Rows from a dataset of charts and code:
------------------------------
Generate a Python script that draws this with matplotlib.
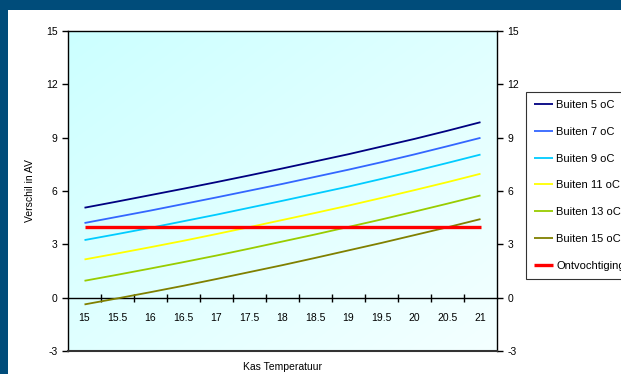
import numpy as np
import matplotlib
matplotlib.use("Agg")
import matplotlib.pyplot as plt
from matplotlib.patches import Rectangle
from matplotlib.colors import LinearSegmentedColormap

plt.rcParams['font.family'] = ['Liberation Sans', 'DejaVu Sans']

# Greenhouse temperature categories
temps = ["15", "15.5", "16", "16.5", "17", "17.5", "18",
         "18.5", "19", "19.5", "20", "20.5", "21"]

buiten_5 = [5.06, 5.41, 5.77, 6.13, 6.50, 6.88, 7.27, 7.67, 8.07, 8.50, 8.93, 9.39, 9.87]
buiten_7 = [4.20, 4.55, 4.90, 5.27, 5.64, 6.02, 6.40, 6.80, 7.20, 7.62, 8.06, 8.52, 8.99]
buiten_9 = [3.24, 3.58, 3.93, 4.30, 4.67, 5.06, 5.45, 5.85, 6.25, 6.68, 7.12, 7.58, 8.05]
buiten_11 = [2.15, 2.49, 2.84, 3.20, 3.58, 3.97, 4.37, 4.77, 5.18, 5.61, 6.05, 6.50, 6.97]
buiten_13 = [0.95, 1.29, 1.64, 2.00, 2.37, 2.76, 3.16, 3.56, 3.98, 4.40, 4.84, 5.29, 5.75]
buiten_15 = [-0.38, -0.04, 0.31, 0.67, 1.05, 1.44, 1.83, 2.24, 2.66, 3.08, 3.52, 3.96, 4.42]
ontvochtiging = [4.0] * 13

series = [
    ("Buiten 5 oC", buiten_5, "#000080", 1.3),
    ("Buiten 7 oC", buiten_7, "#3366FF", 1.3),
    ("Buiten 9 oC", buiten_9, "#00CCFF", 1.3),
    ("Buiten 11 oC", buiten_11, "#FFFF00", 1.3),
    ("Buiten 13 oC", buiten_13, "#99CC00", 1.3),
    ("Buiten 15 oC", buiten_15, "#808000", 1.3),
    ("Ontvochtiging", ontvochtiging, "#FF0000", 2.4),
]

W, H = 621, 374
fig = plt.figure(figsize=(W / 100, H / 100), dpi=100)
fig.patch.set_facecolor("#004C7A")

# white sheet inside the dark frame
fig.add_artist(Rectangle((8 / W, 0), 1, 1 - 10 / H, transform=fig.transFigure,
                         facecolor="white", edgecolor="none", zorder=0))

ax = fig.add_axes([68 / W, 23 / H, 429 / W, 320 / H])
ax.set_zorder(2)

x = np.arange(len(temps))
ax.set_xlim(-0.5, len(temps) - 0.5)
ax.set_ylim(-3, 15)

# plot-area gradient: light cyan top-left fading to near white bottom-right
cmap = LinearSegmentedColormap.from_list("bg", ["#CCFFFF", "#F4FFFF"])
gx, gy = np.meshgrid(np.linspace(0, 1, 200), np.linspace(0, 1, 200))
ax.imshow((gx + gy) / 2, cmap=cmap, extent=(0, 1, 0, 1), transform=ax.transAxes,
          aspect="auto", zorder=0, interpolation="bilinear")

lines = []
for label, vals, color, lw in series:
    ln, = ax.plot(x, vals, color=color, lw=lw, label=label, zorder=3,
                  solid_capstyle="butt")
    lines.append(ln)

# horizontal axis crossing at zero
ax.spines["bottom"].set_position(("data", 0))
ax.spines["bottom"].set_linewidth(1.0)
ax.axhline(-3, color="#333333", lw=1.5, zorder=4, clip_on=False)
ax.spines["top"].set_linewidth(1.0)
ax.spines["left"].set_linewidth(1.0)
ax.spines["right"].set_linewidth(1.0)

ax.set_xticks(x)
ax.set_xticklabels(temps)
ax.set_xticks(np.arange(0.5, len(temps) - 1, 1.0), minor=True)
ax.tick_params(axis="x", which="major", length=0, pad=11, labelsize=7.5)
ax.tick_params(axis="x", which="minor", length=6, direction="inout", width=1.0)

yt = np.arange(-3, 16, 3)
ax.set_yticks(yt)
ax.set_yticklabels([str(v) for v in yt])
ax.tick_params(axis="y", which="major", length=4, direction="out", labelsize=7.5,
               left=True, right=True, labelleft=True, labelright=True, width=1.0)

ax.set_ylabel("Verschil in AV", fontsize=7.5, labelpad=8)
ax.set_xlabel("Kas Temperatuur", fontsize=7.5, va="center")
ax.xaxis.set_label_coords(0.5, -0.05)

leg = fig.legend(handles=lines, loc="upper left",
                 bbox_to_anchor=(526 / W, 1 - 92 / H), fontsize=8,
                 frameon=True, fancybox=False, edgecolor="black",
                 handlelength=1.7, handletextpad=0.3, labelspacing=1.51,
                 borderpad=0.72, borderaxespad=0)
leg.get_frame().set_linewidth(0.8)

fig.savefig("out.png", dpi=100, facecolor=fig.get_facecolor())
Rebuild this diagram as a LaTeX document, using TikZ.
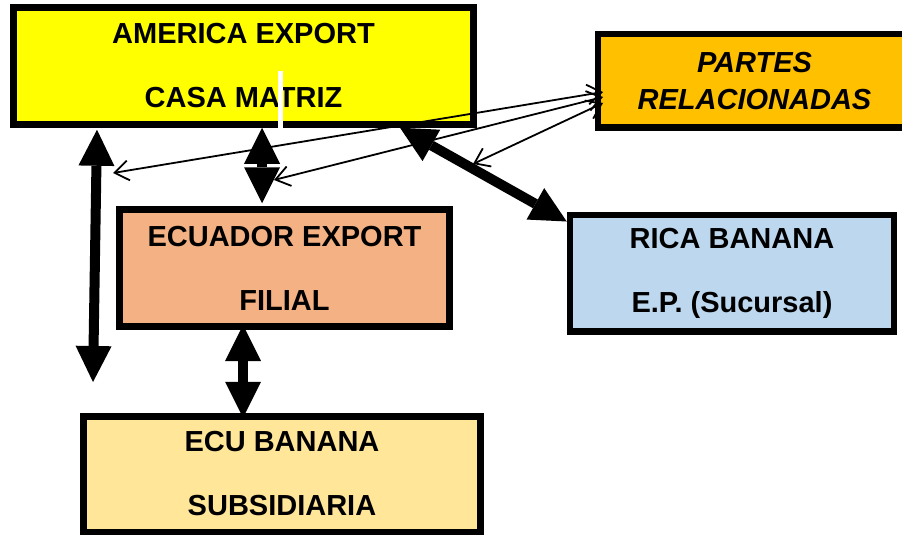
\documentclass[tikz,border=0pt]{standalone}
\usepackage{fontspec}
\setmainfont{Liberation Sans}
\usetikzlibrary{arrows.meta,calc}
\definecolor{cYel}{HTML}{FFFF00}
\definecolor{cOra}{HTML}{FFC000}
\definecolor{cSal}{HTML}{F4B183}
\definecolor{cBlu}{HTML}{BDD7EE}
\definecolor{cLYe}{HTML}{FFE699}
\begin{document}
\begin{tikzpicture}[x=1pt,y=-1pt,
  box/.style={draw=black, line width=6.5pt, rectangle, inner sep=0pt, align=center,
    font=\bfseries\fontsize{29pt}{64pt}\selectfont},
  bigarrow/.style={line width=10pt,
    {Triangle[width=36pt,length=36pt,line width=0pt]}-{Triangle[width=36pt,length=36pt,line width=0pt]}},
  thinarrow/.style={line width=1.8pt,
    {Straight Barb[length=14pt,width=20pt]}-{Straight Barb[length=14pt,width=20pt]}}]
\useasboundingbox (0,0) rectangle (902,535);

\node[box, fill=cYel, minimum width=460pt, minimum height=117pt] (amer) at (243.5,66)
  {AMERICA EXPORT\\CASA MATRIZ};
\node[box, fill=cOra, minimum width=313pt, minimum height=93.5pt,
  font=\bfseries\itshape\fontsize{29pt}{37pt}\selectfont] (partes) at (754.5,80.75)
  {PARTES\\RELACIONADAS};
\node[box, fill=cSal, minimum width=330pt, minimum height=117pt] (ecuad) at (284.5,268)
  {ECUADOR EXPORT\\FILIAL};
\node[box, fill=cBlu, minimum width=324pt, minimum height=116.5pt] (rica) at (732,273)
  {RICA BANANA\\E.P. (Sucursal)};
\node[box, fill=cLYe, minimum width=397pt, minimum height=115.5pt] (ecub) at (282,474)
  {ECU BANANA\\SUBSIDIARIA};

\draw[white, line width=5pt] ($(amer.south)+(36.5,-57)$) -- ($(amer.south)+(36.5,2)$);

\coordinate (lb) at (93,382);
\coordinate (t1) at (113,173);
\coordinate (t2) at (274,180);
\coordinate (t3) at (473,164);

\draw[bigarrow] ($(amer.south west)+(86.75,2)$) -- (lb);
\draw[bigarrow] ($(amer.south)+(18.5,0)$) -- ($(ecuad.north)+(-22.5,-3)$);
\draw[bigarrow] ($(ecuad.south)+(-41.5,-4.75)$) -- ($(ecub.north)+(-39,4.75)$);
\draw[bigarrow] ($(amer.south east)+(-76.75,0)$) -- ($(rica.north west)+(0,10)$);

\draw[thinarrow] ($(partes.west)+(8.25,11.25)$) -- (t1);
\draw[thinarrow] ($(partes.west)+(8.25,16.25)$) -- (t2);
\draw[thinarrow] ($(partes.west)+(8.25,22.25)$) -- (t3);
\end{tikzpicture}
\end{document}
------------------------------
From the first line above to the line containing "ontvochtiging = [4.0] * 13", repeat each line exactly. Pictures stay out.

Generate a Python script that draws this with matplotlib.
import numpy as np
import matplotlib
matplotlib.use("Agg")
import matplotlib.pyplot as plt
from matplotlib.patches import Rectangle
from matplotlib.colors import LinearSegmentedColormap

plt.rcParams['font.family'] = ['Liberation Sans', 'DejaVu Sans']

# Greenhouse temperature categories
temps = ["15", "15.5", "16", "16.5", "17", "17.5", "18",
         "18.5", "19", "19.5", "20", "20.5", "21"]

buiten_5 = [5.06, 5.41, 5.77, 6.13, 6.50, 6.88, 7.27, 7.67, 8.07, 8.50, 8.93, 9.39, 9.87]
buiten_7 = [4.20, 4.55, 4.90, 5.27, 5.64, 6.02, 6.40, 6.80, 7.20, 7.62, 8.06, 8.52, 8.99]
buiten_9 = [3.24, 3.58, 3.93, 4.30, 4.67, 5.06, 5.45, 5.85, 6.25, 6.68, 7.12, 7.58, 8.05]
buiten_11 = [2.15, 2.49, 2.84, 3.20, 3.58, 3.97, 4.37, 4.77, 5.18, 5.61, 6.05, 6.50, 6.97]
buiten_13 = [0.95, 1.29, 1.64, 2.00, 2.37, 2.76, 3.16, 3.56, 3.98, 4.40, 4.84, 5.29, 5.75]
buiten_15 = [-0.38, -0.04, 0.31, 0.67, 1.05, 1.44, 1.83, 2.24, 2.66, 3.08, 3.52, 3.96, 4.42]
ontvochtiging = [4.0] * 13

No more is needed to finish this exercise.